In November 2015, Karin Grech and the Gozo hospitals were officially given to Vitals for 30 years and St Luke’s for… 99 years. The government was to pay €70 million (€15 million more than what we paid when the hospitals were on the NHS) for each of the 30 years from our taxes. This means that the mystery shareholders of the Vitals group would together be pocketing more than €2 billion in total.

An aside here: two days after this contract was signed, Mizzi gave the go-ahead – in secret – to open an account in Panama. Muscat’s chief of staff, Keith Schembri, did the same thing and both secret accounts were – in secret – meant to receive money from another secret company, 17 Black, owned by Fenech.

Back to Vitals. Although it was a sale of three very public pro­perties, the government was reluctant to publish the contract with the details of the deal. When it eventually did, almost every page was a blank.

However, thanks to investigative journalism, we learnt that the government had sold all the equipment of the three hospitals to Vitals group for €1. That’s less than a carton of milk.

In return for the €1, Vitals pledged to give €500,000 a year in rent for the hospital buildings and they were meant to invest €200 million to revamp the three hospitals and to build a new hospital in Gozo. The deadlines came and went and were not met.

We live nightmare scandals every single day on this island- Kristina Chetcuti

In September 2017, the government was busy engaging in another secret: Vitals suddenly wanted out. Instead of telling it to sod off for breaking the contract and for not meeting any deadlines, the government gave Vitals the go-ahead to sell their contract to an equally obscure Steward Health Care, an American company. It was sold just 10 days before a new EU directive would have made it compulsory for the names of the sellers to be divulged. Till today, €70 million of our taxes every year go to Steward Health Care. Till today, Gozo does not have a new hospital. And Karin Grech and St Luke’s have not exactly become state-of-the-art. But all this is by-the-by.

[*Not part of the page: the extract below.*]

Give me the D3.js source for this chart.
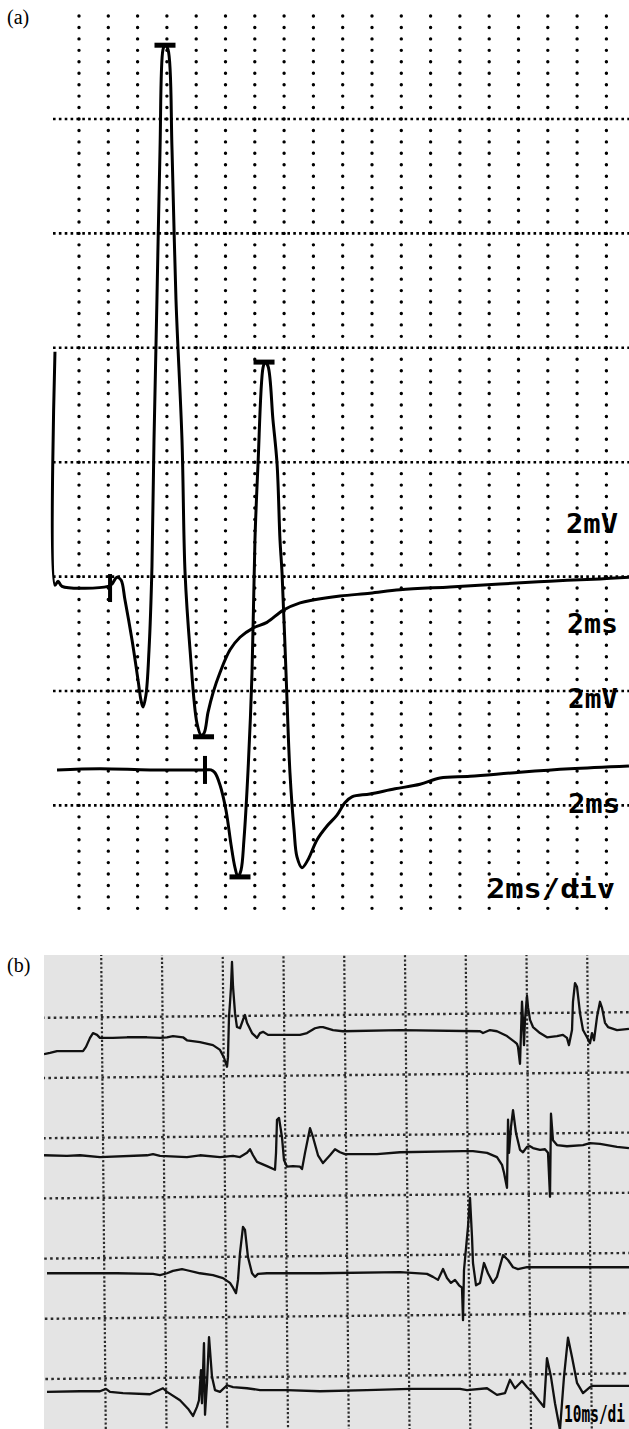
<!DOCTYPE html>
<html>
<head>
<meta charset="utf-8">
<script src="https://cdn.jsdelivr.net/npm/d3@7"></script>
<style>
body { margin: 0; background: #fff; }
svg { display: block; }
</style>
</head>
<body>
<script>
// panel (a): time in ms, amplitude in mV (read on the screen grid)
var traceA1 = [[-1.64,7.93],[-1.64,3.85],[-1.43,3.92],[-1.16,3.83],[1.98,3.83],[2.25,3.87],[2.59,3.99],[2.87,3.94],
	[3.14,3.59],[3.62,2.89],[4.03,2.19],[4.23,1.84],[4.37,1.72],[4.57,1.93],[4.78,2.72],[4.98,4.17],[5.12,6.39],
	[5.32,8.84],[5.53,11.46],[5.73,13.21],[5.87,13.30],[6.08,13.21],[6.35,11.46],[6.62,8.84],[7.03,6.39],[7.24,4.06],
	[7.58,2.72],[8.05,1.44],[8.33,1.23],[8.53,1.26],[8.81,1.63],[9.15,1.97],[9.62,2.32],[10.31,2.72],[10.99,2.94],
	[11.88,3.10],[12.83,3.20],[13.92,3.41],[15.09,3.54],[15.97,3.59],[17.82,3.66],[19.86,3.71],[21.91,3.77],
	[25.32,3.82],[28.74,3.87],[32.15,3.92],[35.56,3.96],[37.54,3.99]];
var traceA2 = [[-1.50,0.62],[1.43,0.64],[4.85,0.62],[8.60,0.62],[9.01,0.62],[9.28,0.57],[9.62,0.36],[10.03,-0.08],
	[10.38,-0.69],[10.65,-1.09],[10.85,-1.25],[11.06,-1.13],[11.26,-0.60],[11.54,0.62],[11.81,2.32],[12.01,4.64],
	[12.22,5.97],[12.56,7.65],[12.70,7.75],[12.90,7.68],[13.24,6.74],[13.52,5.97],[13.72,4.64],[13.86,4.06],
	[14.13,2.32],[14.40,0.57],[14.68,-0.43],[14.88,-0.90],[15.22,-1.09],[15.63,-0.95],[16.25,-0.60],[16.93,-0.36],
	[17.61,-0.17],[18.16,0.05],[18.63,0.15],[19.86,0.20],[21.57,0.29],[23.28,0.37],[24.64,0.48],[26.69,0.51],
	[30.10,0.58],[33.52,0.64],[37.54,0.69]];
var onsetTicksA = [[2.12,3.80],[8.60,0.62]];
var peakBarsA = [[5.87,13.29],[8.50,1.20],[10.99,-1.25],[12.63,7.75]];
var labelsA = ["2mV", "2ms", "2mV", "2ms", "2ms/div"];

// panel (b): time in ms, amplitude in grid divisions
var traceB1 = [[0.21,6.35],[1.19,6.37],[2.35,6.40],[6.63,6.40],[7.12,6.47],[7.78,6.62],[8.27,6.70],[8.93,6.67],
	[9.42,6.62],[11.56,6.62],[13.87,6.63],[17.16,6.63],[19.30,6.62],[20.45,6.63],[21.44,6.65],[23.09,6.63],
	[23.74,6.58],[25.88,6.55],[28.02,6.50],[29.18,6.42],[29.84,6.29],[30.33,6.14],[30.49,6.30],[30.66,6.97],
	[30.82,7.20],[30.99,7.47],[31.15,7.88],[31.32,7.47],[31.65,7.03],[31.97,6.80],[32.47,6.78],[32.96,6.92],
	[33.29,7.00],[33.62,6.87],[34.45,6.70],[35.27,6.62],[35.76,6.70],[36.26,6.72],[37.08,6.67],[39.55,6.67],
	[42.35,6.67],[43.50,6.70],[44.81,6.78],[45.64,6.80],[46.13,6.80],[47.78,6.75],[49.42,6.73],[58.81,6.75],
	[71.98,6.73],[72.47,6.70],[73.62,6.75],[74.77,6.73],[76.42,6.65],[77.73,6.55],[78.06,6.52],[78.23,6.47],
	[78.56,6.19],[78.72,6.70],[78.89,7.22],[79.05,6.92],[79.22,6.50],[79.38,6.92],[79.71,7.32],[79.88,7.13],
	[80.21,6.92],[80.70,6.80],[81.85,6.70],[83.00,6.63],[84.65,6.65],[85.63,6.67],[86.29,6.62],[86.62,6.50],
	[87.12,6.75],[87.28,7.22],[87.61,7.53],[87.94,7.47],[88.44,7.03],[88.93,6.75],[89.59,6.63],[90.08,6.53],
	[90.41,6.70],[90.74,6.58],[91.24,6.97],[91.73,7.22],[92.06,7.12],[92.55,6.87],[93.05,6.80],[94.53,6.75],
	[96.50,6.77]];
var traceB2 = [[0.21,4.67],[3.99,4.66],[6.13,4.67],[9.42,4.64],[17.16,4.67],[18.15,4.69],[19.30,4.66],[23.74,4.64],
	[25.88,4.67],[29.18,4.64],[31.32,4.66],[32.47,4.64],[33.62,4.71],[34.12,4.77],[34.61,4.67],[35.27,4.56],
	[36.91,4.49],[38.23,4.43],[38.40,4.71],[38.56,5.26],[38.89,5.29],[39.38,4.97],[39.71,4.59],[40.21,4.48],
	[41.19,4.49],[42.35,4.48],[42.68,4.44],[43.17,4.71],[43.99,5.12],[44.49,4.97],[45.31,4.67],[46.13,4.54],
	[47.28,4.67],[48.11,4.77],[48.93,4.72],[49.75,4.69],[55.02,4.69],[58.81,4.72],[69.18,4.74],[70.82,4.74],
	[73.13,4.71],[74.77,4.64],[75.60,4.51],[75.93,4.38],[76.26,4.21],[76.42,4.13],[76.59,5.26],[76.75,4.71],
	[77.08,5.14],[77.41,5.42],[77.90,5.04],[78.56,4.76],[79.05,4.72],[79.71,4.81],[80.21,4.82],[80.70,4.79],
	[81.85,4.76],[82.67,4.77],[83.17,4.71],[83.50,3.98],[83.66,5.36],[83.99,4.92],[84.65,4.84],[86.29,4.82],
	[88.93,4.84],[90.08,4.87],[91.73,4.86],[94.53,4.81],[96.50,4.79]];
var traceB3 = [[0.70,2.71],[9.42,2.71],[12.22,2.71],[18.15,2.70],[19.30,2.68],[20.45,2.71],[21.44,2.75],[22.92,2.78],
	[23.74,2.76],[25.88,2.71],[28.02,2.68],[29.67,2.63],[30.82,2.55],[31.32,2.47],[31.81,2.38],[32.14,2.60],
	[32.47,3.05],[32.96,3.48],[33.29,3.43],[33.78,2.98],[34.45,2.71],[34.94,2.65],[35.43,2.70],[36.91,2.71],
	[45.64,2.71],[58.81,2.73],[63.25,2.70],[64.24,2.65],[65.06,2.60],[65.89,2.78],[66.54,2.63],[67.20,2.55],
	[67.86,2.60],[68.52,2.51],[69.01,2.47],[69.18,1.93],[69.34,2.76],[69.84,3.31],[70.00,3.48],[70.33,3.96],
	[70.66,3.31],[70.82,2.88],[71.32,2.51],[71.98,2.55],[72.63,2.88],[73.29,2.71],[74.12,2.55],[74.77,2.65],
	[75.76,3.01],[76.59,2.93],[77.41,2.81],[78.23,2.78],[79.71,2.81],[86.29,2.81],[96.50,2.81]];
var traceB4 = [[0.70,0.74],[6.13,0.75],[9.42,0.75],[10.41,0.79],[11.07,0.74],[13.21,0.72],[17.65,0.70],[19.79,0.80],
	[20.45,0.74],[22.59,0.60],[23.91,0.46],[24.73,0.34],[25.39,0.49],[25.72,0.60],[26.05,1.10],[26.21,0.55],
	[26.54,1.55],[26.71,0.36],[27.04,0.89],[27.37,1.65],[27.86,0.99],[28.35,0.77],[29.18,0.74],[30.33,0.85],
	[31.32,0.82],[33.62,0.80],[35.76,0.77],[40.21,0.77],[45.64,0.75],[53.37,0.77],[60.45,0.79],[68.68,0.79],
	[69.84,0.77],[73.13,0.80],[74.77,0.69],[76.09,0.72],[76.91,0.94],[77.73,0.80],[78.89,0.92],[79.71,0.82],
	[80.70,0.72],[81.85,0.57],[82.51,0.49],[83.00,1.30],[83.66,0.99],[84.32,0.55],[85.14,0.11],[85.80,0.99],
	[86.46,1.64],[87.12,1.32],[87.94,0.89],[88.93,0.72],[90.08,0.82],[90.58,0.84],[96.50,0.84]];
var labelB = "10ms/di";


var w = 629;
var h = 1429;

var svg = d3.select("body")
			.append("svg")
			.attr("width", w)
			.attr("height", h);

svg.append("rect")
	.attr("width", w)
	.attr("height", h)
	.attr("fill", "#fff");

// ---------- panel (a) ----------
var xA = d3.scaleLinear().domain([0, 36]).range([79, 606.4]);
var yA = d3.scaleLinear().domain([-2, 14]).range([919.8, 4.6]);

var gA = svg.append("g");

// column dots, one every 0.2 mV
gA.selectAll("line.col")
	.data(d3.range(0, 37, 2))
	.enter()
	.append("line")
	.attr("class", "col")
	.attr("x1", function(d){ return xA(d); })
	.attr("x2", function(d){ return xA(d); })
	.attr("y1", yA(13.8))
	.attr("y2", yA(-1.85))
	.attr("stroke", "#000")
	.attr("stroke-width", 3.4)
	.attr("stroke-linecap", "round")
	.attr("stroke-dasharray", "0 " + (yA(0) - yA(0.2)));

// dense dotted rows every 2 mV
gA.selectAll("line.row")
	.data(d3.range(0, 13, 2))
	.enter()
	.append("line")
	.attr("class", "row")
	.attr("x1", 53)
	.attr("x2", w)
	.attr("y1", function(d){ return yA(d); })
	.attr("y2", function(d){ return yA(d); })
	.attr("stroke", "#000")
	.attr("stroke-width", 2.6)
	.attr("stroke-dasharray", "2.6 3.26");

var lineA = d3.line()
	.x(function(d){ return xA(d[0]); })
	.y(function(d){ return yA(d[1]); })
	.curve(d3.curveCatmullRom.alpha(0.5));

[traceA1, traceA2].forEach(function(tr){
	gA.append("path")
		.attr("d", lineA(tr))
		.attr("fill", "none")
		.attr("stroke", "#000")
		.attr("stroke-width", 3)
		.attr("stroke-linejoin", "round");
});

gA.selectAll("rect.tick")
	.data(onsetTicksA)
	.enter()
	.append("rect")
	.attr("x", function(d){ return xA(d[0]) - 2; })
	.attr("y", function(d){ return yA(d[1]) - 14; })
	.attr("width", 4)
	.attr("height", 28)
	.attr("fill", "#000");

gA.selectAll("rect.bar")
	.data(peakBarsA)
	.enter()
	.append("rect")
	.attr("x", function(d){ return xA(d[0]) - 10.5; })
	.attr("y", function(d){ return yA(d[1]) - 2.5; })
	.attr("width", 21)
	.attr("height", 5)
	.attr("fill", "#000");

// scale labels on the right
var labelSpots = [[618, 4.94, 52], [618, 3.19, 51], [618, 1.88, 50], [620, 0.04, 52], [615, -1.44, 128]];
gA.selectAll("text.lab")
	.data(labelsA)
	.enter()
	.append("text")
	.attr("x", function(d, i){ return labelSpots[i][0] - labelSpots[i][2]; })
	.attr("y", function(d, i){ return yA(labelSpots[i][1]) + 10; })
	.attr("textLength", function(d, i){ return labelSpots[i][2]; })
	.attr("lengthAdjust", "spacingAndGlyphs")
	.attr("font-family", "DejaVu Sans Mono")
	.attr("font-weight", "bold")
	.attr("font-size", 27)
	.attr("fill", "#000")
	.text(function(d){ return d; });

svg.append("text")
	.attr("x", 7)
	.attr("y", 24)
	.attr("font-family", "Liberation Serif")
	.attr("font-size", 20)
	.text("(a)");

// ---------- panel (b) ----------
var xB = d3.scaleLinear().domain([0, 100]).range([42.75, 650.25]);
var yB = d3.scaleLinear().domain([0, 8]).range([1436.4, 954.8]);

svg.append("defs")
	.append("clipPath")
	.attr("id", "clipB")
	.append("rect")
	.attr("x", 44)
	.attr("y", 955)
	.attr("width", w - 44)
	.attr("height", h - 955);

svg.append("text")
	.attr("x", 7)
	.attr("y", 972)
	.attr("font-family", "Liberation Serif")
	.attr("font-size", 20)
	.text("(b)");

var gB = svg.append("g").attr("clip-path", "url(#clipB)");

gB.append("rect")
	.attr("x", 44)
	.attr("y", 955)
	.attr("width", w - 44)
	.attr("height", h - 955)
	.attr("fill", "#e4e4e4");

// the chart paper sits slightly rotated in the scan
var gridB = gB.append("g").attr("transform", "rotate(-0.55, 336, 1192)");

gridB.selectAll("line.col")
	.data(d3.range(10, 100, 10))
	.enter()
	.append("line")
	.attr("x1", function(d){ return xB(d); })
	.attr("x2", function(d){ return xB(d); })
	.attr("y1", 930)
	.attr("y2", 1450)
	.attr("stroke", "#2a2a2a")
	.attr("stroke-width", 2.2)
	.attr("stroke-dasharray", "2.2 2.1");

gridB.selectAll("line.row")
	.data(d3.range(1, 8))
	.enter()
	.append("line")
	.attr("x1", 20)
	.attr("x2", 660)
	.attr("y1", function(d){ return yB(d); })
	.attr("y2", function(d){ return yB(d); })
	.attr("stroke", "#2a2a2a")
	.attr("stroke-width", 2.4)
	.attr("stroke-dasharray", "2.6 3.3");

var lineB = d3.line()
	.x(function(d){ return xB(d[0]); })
	.y(function(d){ return yB(d[1]); });

[traceB1, traceB2, traceB3, traceB4].forEach(function(tr){
	gB.append("path")
		.attr("d", lineB(tr))
		.attr("fill", "none")
		.attr("stroke", "#111")
		.attr("stroke-width", 2.3)
		.attr("stroke-linejoin", "round");
});

// narrow bold label, squeezed horizontally like the printed one
svg.append("text")
	.attr("transform", "translate(564,1422) scale(0.63,1)")
	.attr("font-family", "DejaVu Sans Mono")
	.attr("font-weight", "bold")
	.attr("font-size", 23)
	.attr("fill", "#000")
	.text(labelB);
</script>
</body>
</html>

For how much did Steward Health Care buy it from Vitals? They went about it in a rather complicated manner. Instead of paying Vitals directly, they paid €3.6 million to a Swiss company called Accutor AG, which was registered at the same address as Vitals. This company and a sister company called Spring X Media were run by a shady lawyer called Wasay Bhatti. Bhatti, a fixer of many talents, it seems, knew Muscat, Schembri and Fenech. The latter reached out to him, asking for his help to set up “discreet” corporate structures so he could move money, after Times of Malta and Reuters outed Fenech as the owner of 17 Black.

Fast forward to 2019, soon after his downfall, Muscat paid a visit to Bhatti in Switzerland. And, as The Sunday Times of Malta revealed, soon after that, in 2019, Muscat was wired €60,000 in four instalments as “consultancy fees” from Accutor AG and Spring X Media. In November of that year, Fenech was charged with complicity in Caruana Galizia’s murder.

Accutor AG has since declared bankruptcy and Spring X Media is under liquidation.

Muscat is saying, among other tu quoque arguments, that those “consultancy fees” were part of legitimate work he carried out but he won’t say what that work was and neither will Bhatti or Steward Health Care. And Prime Minister Robert Abela won’t ask anyone of them for an explanation because, he says, there’s “an ongoing inquiry” – the usual bullshit lie used to cover talk of corrupt practices.

This is but an abridged version of the more intricate, disgusting details. What is clear is that in our real nightmare thriller, we always have the same four top crooked protagonists: Muscat, Mizzi, Schembri and Fenech. And, still, the Malta Police won’t investigate who swindled our taxes.